Reproduce the full listing below unchanged, apart from the pictures.
□ □ □ □ □
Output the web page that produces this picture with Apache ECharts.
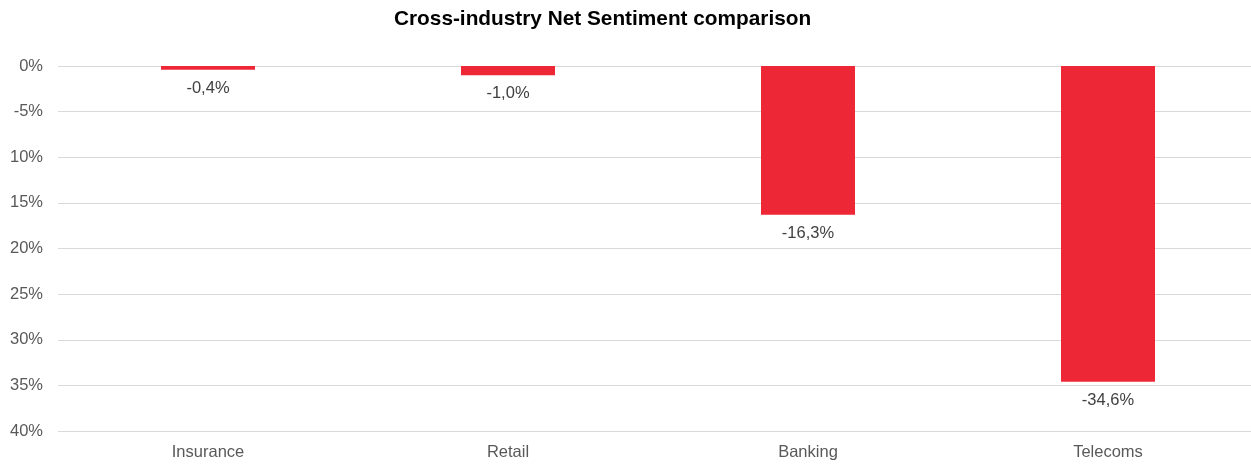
<!DOCTYPE html>
<html>
<head>
<meta charset="utf-8">
<script src="https://cdn.jsdelivr.net/npm/echarts@6/dist/echarts.min.js"></script>
<style>
  html, body { margin: 0; padding: 0; background: #ffffff; overflow: hidden; }
  #chart { width: 1258px; height: 464px; }
</style>
</head>
<body>
<div id="chart"></div>
<script>
// Industries and their net sentiment (%)
const categories = ['Insurance', 'Retail', 'Banking', 'Telecoms'];
const netSentiment = [-0.4, -1.0, -16.3, -34.6];
// Value-axis tick labels, from 0 down to -40 in steps of 5
const tickValues = [0, -5, -10, -15, -20, -25, -30, -35, -40];
const tickLabels = ['0%', '-5%', '10%', '15%', '20%', '25%', '30%', '35%', '40%'];

const chart = echarts.init(document.getElementById('chart'), null, { renderer: 'canvas' });

const font = '"Liberation Sans", Arial, sans-serif';

chart.setOption({
  animation: false,
  backgroundColor: '#ffffff',
  title: {
    text: 'Cross-industry Net Sentiment comparison',
    left: 389,
    top: 4,
    textStyle: {
      fontFamily: '"Liberation Sans", Arial, sans-serif',
      fontWeight: 'bold',
      fontSize: 20.8,
      color: '#000000'
    }
  },
  grid: {
    left: 58,
    top: 66,
    right: 0,
    height: 365,
    containLabel: false
  },
  xAxis: {
    type: 'category',
    data: categories,
    position: 'bottom',
    axisLine: { show: false },
    axisTick: { show: false },
    axisLabel: {
      margin: 13,
      fontFamily: font,
      fontSize: 16.5,
      color: '#595959'
    }
  },
  yAxis: {
    type: 'value',
    min: -40,
    max: 0,
    interval: 5,
    axisLine: { show: false },
    axisTick: { show: false },
    splitLine: { lineStyle: { color: '#d9d9d9', width: 1 } },
    axisLabel: {
      margin: 15,
      fontFamily: font,
      fontSize: 16.5,
      color: '#595959',
      padding: [3, 0, 0, 0],
      formatter: function (v) {
        const i = tickValues.indexOf(Math.round(v));
        return i >= 0 ? tickLabels[i] : '';
      }
    }
  },
  series: [{
    type: 'bar',
    data: netSentiment,
    barWidth: 94,
    itemStyle: { color: '#EE2737' },
    label: {
      show: true,
      position: 'bottom',
      distance: 10,
      fontFamily: font,
      fontSize: 16.5,
      color: '#404040',
      formatter: function (p) {
        return p.value.toFixed(1).replace('.', ',') + '%';
      }
    }
  }]
});
</script>
</body>
</html>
□ □ □ □ □
Exercise result:
Output the web page that produces this picture with Apache ECharts.
<!DOCTYPE html>
<html>
<head>
<meta charset="utf-8">
<script src="https://cdn.jsdelivr.net/npm/echarts@6/dist/echarts.min.js"></script>
<style>
  html, body { margin: 0; padding: 0; background: #ffffff; overflow: hidden; }
  #chart { width: 1258px; height: 464px; }
</style>
</head>
<body>
<div id="chart"></div>
<script>
// Industries and their net sentiment (%)
const categories = ['Insurance', 'Retail', 'Banking', 'Telecoms'];
const netSentiment = [-0.4, -1.0, -16.3, -34.6];
// Value-axis tick labels, from 0 down to -40 in steps of 5
const tickValues = [0, -5, -10, -15, -20, -25, -30, -35, -40];
const tickLabels = ['0%', '-5%', '10%', '15%', '20%', '25%', '30%', '35%', '40%'];

const chart = echarts.init(document.getElementById('chart'), null, { renderer: 'canvas' });

const font = '"Liberation Sans", Arial, sans-serif';

chart.setOption({
  animation: false,
  backgroundColor: '#ffffff',
  title: {
    text: 'Cross-industry Net Sentiment comparison',
    left: 389,
    top: 4,
    textStyle: {
      fontFamily: '"Liberation Sans", Arial, sans-serif',
      fontWeight: 'bold',
      fontSize: 20.8,
      color: '#000000'
    }
  },
  grid: {
    left: 58,
    top: 66,
    right: 0,
    height: 365,
    containLabel: false
  },
  xAxis: {
    type: 'category',
    data: categories,
    position: 'bottom',
    axisLine: { show: false },
    axisTick: { show: false },
    axisLabel: {
      margin: 13,
      fontFamily: font,
      fontSize: 16.5,
      color: '#595959'
    }
  },
  yAxis: {
    type: 'value',
    min: -40,
    max: 0,
    interval: 5,
    axisLine: { show: false },
    axisTick: { show: false },
    splitLine: { lineStyle: { color: '#d9d9d9', width: 1 } },
    axisLabel: {
      margin: 15,
      fontFamily: font,
      fontSize: 16.5,
      color: '#595959',
      padding: [3, 0, 0, 0],
      formatter: function (v) {
        const i = tickValues.indexOf(Math.round(v));
        return i >= 0 ? tickLabels[i] : '';
      }
    }
  },
  series: [{
    type: 'bar',
    data: netSentiment,
    barWidth: 94,
    itemStyle: { color: '#EE2737' },
    label: {
      show: true,
      position: 'bottom',
      distance: 10,
      fontFamily: font,
      fontSize: 16.5,
      color: '#404040',
      formatter: function (p) {
        return p.value.toFixed(1).replace('.', ',') + '%';
      }
    }
  }]
});
</script>
</body>
</html>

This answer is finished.